> [EXERCISE BRIEF] Restate the data below word for word. Skip any images it contains.

> [INFORMATION SHOWN]

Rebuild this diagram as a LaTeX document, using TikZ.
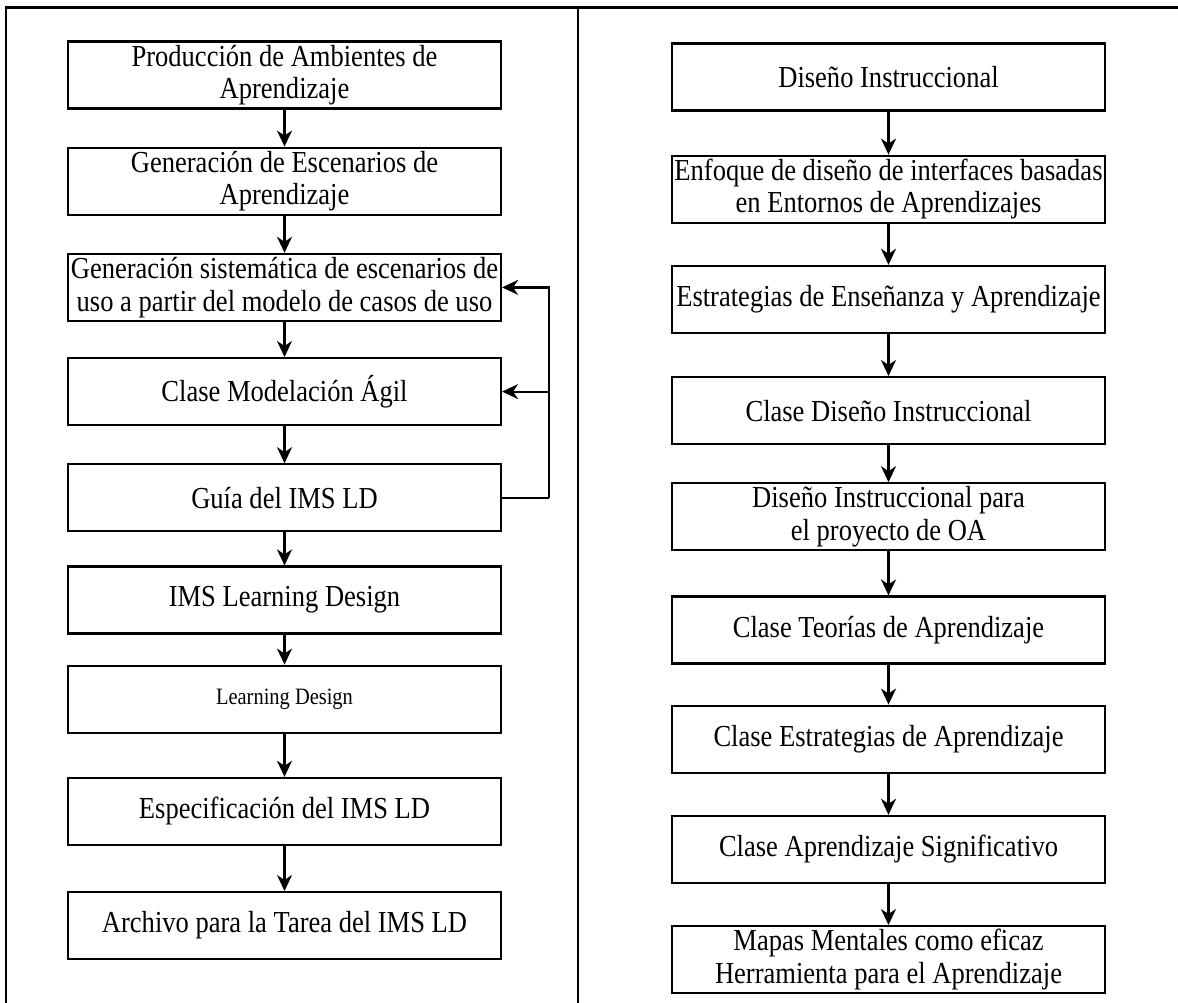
\documentclass[tikz,border=0pt]{standalone}
\usepackage{fontspec}
\setmainfont{Liberation Serif}[FakeStretch=0.87]
\usetikzlibrary{positioning,arrows.meta}

\begin{document}
\begin{tikzpicture}%
  [x=1pt,y=1pt,
   task/.style=
    {draw,line width=2.2pt,minimum height=67pt,minimum width=433pt,
     inner sep=1pt,align=center,font=\fontsize{30.5}{32.5}\selectfont},
   small/.style={font=\fontsize{23.5}{26}\selectfont},
   frame/.style={line width=2.2pt},
   flow/.style={line width=2.2pt,-{Stealth[length=16pt,width=15pt,inset=5pt]}},
   back/.style={line width=2.2pt}
  ]
  \useasboundingbox (0,0) rectangle (1178,-1003);
  \draw[frame] (6,-1003) -- (6,-7.5) -- (1178,-7.5);
  \draw[frame] (578,-7.5) -- (578,-1003);

  \node[task] (l1) at (284.5,-75) {Producción de Ambientes de\\Aprendizaje};
  \node[task,below=37pt of l1] (l2) {Generación de Escenarios de\\Aprendizaje};
  \node[task,below=37pt of l2] (l3) {Generación sistemática de escenarios de\\uso a partir del modelo de casos de uso};
  \node[task,below=35pt of l3] (l4) {Clase Modelación Ágil};
  \node[task,below=37pt of l4] (l5) {Guía del IMS LD};
  \node[task,below=33pt of l5] (l6) {IMS Learning Design};
  \node[task,small,below=30pt of l6] (l7) {Learning Design};
  \node[task,below=43pt of l7] (l8) {Especificación del IMS LD};
  \node[task,below=45pt of l8] (l9) {Archivo para la Tarea del IMS LD};
  \foreach \a/\b in {l1/l2,l2/l3,l3/l4,l4/l5,l5/l6,l6/l7,l7/l8,l8/l9}
    \draw[flow] (\a) -- (\b);

  \coordinate (ret) at ([xshift=47pt]l5.east);
  \draw[back] (l5.east) -- (ret);
  \draw[flow] (ret) |- (l3.east);
  \draw[flow] (ret) |- (l4.east);

  \node[task] (r1) at (888.5,-77) {Diseño Instruccional};
  \node[task,below=43pt of r1] (r2) {Enfoque de diseño de interfaces basadas\\en Entornos de Aprendizajes};
  \node[task,below=41pt of r2] (r3) {Estrategias de Enseñanza y Aprendizaje};
  \node[task,below=42pt of r3] (r4) {Clase Diseño Instruccional};
  \node[task,below=37pt of r4] (r5) {Diseño Instruccional para\\el proyecto de OA};
  \node[task,below=44pt of r5] (r6) {Clase Teorías de Aprendizaje};
  \node[task,below=40pt of r6] (r7) {Clase Estrategias de Aprendizaje};
  \node[task,below=41pt of r7] (r8) {Clase Aprendizaje Significativo};
  \node[task,below=41pt of r8] (r9) {Mapas Mentales como eficaz\\Herramienta para el Aprendizaje};
  \foreach \a/\b in {r1/r2,r2/r3,r3/r4,r4/r5,r5/r6,r6/r7,r7/r8,r8/r9}
    \draw[flow] (\a) -- (\b);

\end{tikzpicture}
\end{document}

> [RESULT]
Rebuild this diagram as a LaTeX document, using TikZ.
\documentclass[tikz,border=0pt]{standalone}
\usepackage{fontspec}
\setmainfont{Liberation Serif}[FakeStretch=0.87]
\usetikzlibrary{positioning,arrows.meta}

\begin{document}
\begin{tikzpicture}%
  [x=1pt,y=1pt,
   task/.style=
    {draw,line width=2.2pt,minimum height=67pt,minimum width=433pt,
     inner sep=1pt,align=center,font=\fontsize{30.5}{32.5}\selectfont},
   small/.style={font=\fontsize{23.5}{26}\selectfont},
   frame/.style={line width=2.2pt},
   flow/.style={line width=2.2pt,-{Stealth[length=16pt,width=15pt,inset=5pt]}},
   back/.style={line width=2.2pt}
  ]
  \useasboundingbox (0,0) rectangle (1178,-1003);
  \draw[frame] (6,-1003) -- (6,-7.5) -- (1178,-7.5);
  \draw[frame] (578,-7.5) -- (578,-1003);

  \node[task] (l1) at (284.5,-75) {Producción de Ambientes de\\Aprendizaje};
  \node[task,below=37pt of l1] (l2) {Generación de Escenarios de\\Aprendizaje};
  \node[task,below=37pt of l2] (l3) {Generación sistemática de escenarios de\\uso a partir del modelo de casos de uso};
  \node[task,below=35pt of l3] (l4) {Clase Modelación Ágil};
  \node[task,below=37pt of l4] (l5) {Guía del IMS LD};
  \node[task,below=33pt of l5] (l6) {IMS Learning Design};
  \node[task,small,below=30pt of l6] (l7) {Learning Design};
  \node[task,below=43pt of l7] (l8) {Especificación del IMS LD};
  \node[task,below=45pt of l8] (l9) {Archivo para la Tarea del IMS LD};
  \foreach \a/\b in {l1/l2,l2/l3,l3/l4,l4/l5,l5/l6,l6/l7,l7/l8,l8/l9}
    \draw[flow] (\a) -- (\b);

  \coordinate (ret) at ([xshift=47pt]l5.east);
  \draw[back] (l5.east) -- (ret);
  \draw[flow] (ret) |- (l3.east);
  \draw[flow] (ret) |- (l4.east);

  \node[task] (r1) at (888.5,-77) {Diseño Instruccional};
  \node[task,below=43pt of r1] (r2) {Enfoque de diseño de interfaces basadas\\en Entornos de Aprendizajes};
  \node[task,below=41pt of r2] (r3) {Estrategias de Enseñanza y Aprendizaje};
  \node[task,below=42pt of r3] (r4) {Clase Diseño Instruccional};
  \node[task,below=37pt of r4] (r5) {Diseño Instruccional para\\el proyecto de OA};
  \node[task,below=44pt of r5] (r6) {Clase Teorías de Aprendizaje};
  \node[task,below=40pt of r6] (r7) {Clase Estrategias de Aprendizaje};
  \node[task,below=41pt of r7] (r8) {Clase Aprendizaje Significativo};
  \node[task,below=41pt of r8] (r9) {Mapas Mentales como eficaz\\Herramienta para el Aprendizaje};
  \foreach \a/\b in {r1/r2,r2/r3,r3/r4,r4/r5,r5/r6,r6/r7,r7/r8,r8/r9}
    \draw[flow] (\a) -- (\b);

\end{tikzpicture}
\end{document}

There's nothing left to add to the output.